EXERCISE DESCRIPTION: Pictures aside, quote the whole listing exactly.

INFORMATION SUPPLIED:
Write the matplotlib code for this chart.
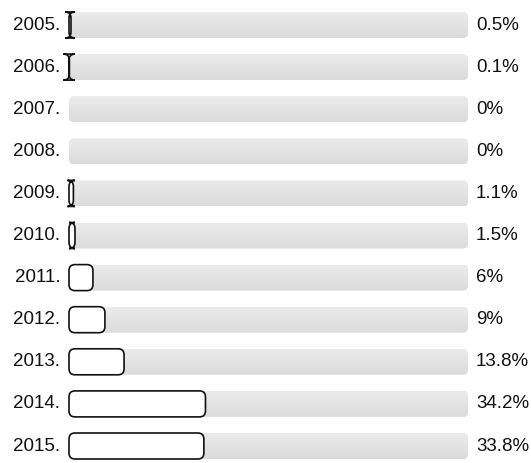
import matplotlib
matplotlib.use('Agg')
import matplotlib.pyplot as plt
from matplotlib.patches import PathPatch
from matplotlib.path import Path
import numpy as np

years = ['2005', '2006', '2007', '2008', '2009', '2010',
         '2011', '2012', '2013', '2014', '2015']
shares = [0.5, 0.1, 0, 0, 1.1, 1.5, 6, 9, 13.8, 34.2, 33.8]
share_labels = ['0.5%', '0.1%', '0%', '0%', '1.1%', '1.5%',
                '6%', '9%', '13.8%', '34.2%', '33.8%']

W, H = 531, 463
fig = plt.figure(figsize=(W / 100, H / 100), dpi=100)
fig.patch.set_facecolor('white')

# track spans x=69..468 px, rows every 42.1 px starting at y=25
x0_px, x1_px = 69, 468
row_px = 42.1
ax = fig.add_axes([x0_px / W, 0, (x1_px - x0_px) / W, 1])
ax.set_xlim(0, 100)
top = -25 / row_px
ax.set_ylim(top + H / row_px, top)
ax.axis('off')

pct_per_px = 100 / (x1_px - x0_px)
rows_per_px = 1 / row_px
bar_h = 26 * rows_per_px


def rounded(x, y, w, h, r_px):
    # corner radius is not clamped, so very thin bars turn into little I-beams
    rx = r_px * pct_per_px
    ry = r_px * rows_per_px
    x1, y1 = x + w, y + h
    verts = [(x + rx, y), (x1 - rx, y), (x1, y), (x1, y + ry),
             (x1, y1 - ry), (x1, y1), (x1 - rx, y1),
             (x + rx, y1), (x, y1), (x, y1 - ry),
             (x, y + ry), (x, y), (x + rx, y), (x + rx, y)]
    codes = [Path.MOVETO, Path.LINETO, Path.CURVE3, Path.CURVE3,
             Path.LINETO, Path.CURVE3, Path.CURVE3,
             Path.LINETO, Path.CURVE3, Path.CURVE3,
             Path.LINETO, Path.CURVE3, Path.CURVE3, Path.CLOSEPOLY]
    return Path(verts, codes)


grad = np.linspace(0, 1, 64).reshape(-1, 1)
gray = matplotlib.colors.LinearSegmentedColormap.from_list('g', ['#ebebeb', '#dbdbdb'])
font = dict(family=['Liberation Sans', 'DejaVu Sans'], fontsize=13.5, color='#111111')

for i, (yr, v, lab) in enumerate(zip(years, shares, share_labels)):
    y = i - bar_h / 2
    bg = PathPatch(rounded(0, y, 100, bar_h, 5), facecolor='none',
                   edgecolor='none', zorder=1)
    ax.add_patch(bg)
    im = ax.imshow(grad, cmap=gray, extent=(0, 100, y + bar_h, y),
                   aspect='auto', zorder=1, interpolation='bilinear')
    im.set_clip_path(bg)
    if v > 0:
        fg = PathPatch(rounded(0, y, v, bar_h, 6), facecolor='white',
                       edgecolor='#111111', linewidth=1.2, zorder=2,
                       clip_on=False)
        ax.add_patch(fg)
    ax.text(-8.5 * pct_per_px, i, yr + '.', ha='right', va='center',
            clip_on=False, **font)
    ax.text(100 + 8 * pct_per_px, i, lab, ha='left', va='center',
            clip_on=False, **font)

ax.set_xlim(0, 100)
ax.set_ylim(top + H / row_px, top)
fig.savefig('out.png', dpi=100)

REPLY:
Write the matplotlib code for this chart.
import matplotlib
matplotlib.use('Agg')
import matplotlib.pyplot as plt
from matplotlib.patches import PathPatch
from matplotlib.path import Path
import numpy as np

years = ['2005', '2006', '2007', '2008', '2009', '2010',
         '2011', '2012', '2013', '2014', '2015']
shares = [0.5, 0.1, 0, 0, 1.1, 1.5, 6, 9, 13.8, 34.2, 33.8]
share_labels = ['0.5%', '0.1%', '0%', '0%', '1.1%', '1.5%',
                '6%', '9%', '13.8%', '34.2%', '33.8%']

W, H = 531, 463
fig = plt.figure(figsize=(W / 100, H / 100), dpi=100)
fig.patch.set_facecolor('white')

# track spans x=69..468 px, rows every 42.1 px starting at y=25
x0_px, x1_px = 69, 468
row_px = 42.1
ax = fig.add_axes([x0_px / W, 0, (x1_px - x0_px) / W, 1])
ax.set_xlim(0, 100)
top = -25 / row_px
ax.set_ylim(top + H / row_px, top)
ax.axis('off')

pct_per_px = 100 / (x1_px - x0_px)
rows_per_px = 1 / row_px
bar_h = 26 * rows_per_px


def rounded(x, y, w, h, r_px):
    # corner radius is not clamped, so very thin bars turn into little I-beams
    rx = r_px * pct_per_px
    ry = r_px * rows_per_px
    x1, y1 = x + w, y + h
    verts = [(x + rx, y), (x1 - rx, y), (x1, y), (x1, y + ry),
             (x1, y1 - ry), (x1, y1), (x1 - rx, y1),
             (x + rx, y1), (x, y1), (x, y1 - ry),
             (x, y + ry), (x, y), (x + rx, y), (x + rx, y)]
    codes = [Path.MOVETO, Path.LINETO, Path.CURVE3, Path.CURVE3,
             Path.LINETO, Path.CURVE3, Path.CURVE3,
             Path.LINETO, Path.CURVE3, Path.CURVE3,
             Path.LINETO, Path.CURVE3, Path.CURVE3, Path.CLOSEPOLY]
    return Path(verts, codes)


grad = np.linspace(0, 1, 64).reshape(-1, 1)
gray = matplotlib.colors.LinearSegmentedColormap.from_list('g', ['#ebebeb', '#dbdbdb'])
font = dict(family=['Liberation Sans', 'DejaVu Sans'], fontsize=13.5, color='#111111')

for i, (yr, v, lab) in enumerate(zip(years, shares, share_labels)):
    y = i - bar_h / 2
    bg = PathPatch(rounded(0, y, 100, bar_h, 5), facecolor='none',
                   edgecolor='none', zorder=1)
    ax.add_patch(bg)
    im = ax.imshow(grad, cmap=gray, extent=(0, 100, y + bar_h, y),
                   aspect='auto', zorder=1, interpolation='bilinear')
    im.set_clip_path(bg)
    if v > 0:
        fg = PathPatch(rounded(0, y, v, bar_h, 6), facecolor='white',
                       edgecolor='#111111', linewidth=1.2, zorder=2,
                       clip_on=False)
        ax.add_patch(fg)
    ax.text(-8.5 * pct_per_px, i, yr + '.', ha='right', va='center',
            clip_on=False, **font)
    ax.text(100 + 8 * pct_per_px, i, lab, ha='left', va='center',
            clip_on=False, **font)

ax.set_xlim(0, 100)
ax.set_ylim(top + H / row_px, top)
fig.savefig('out.png', dpi=100)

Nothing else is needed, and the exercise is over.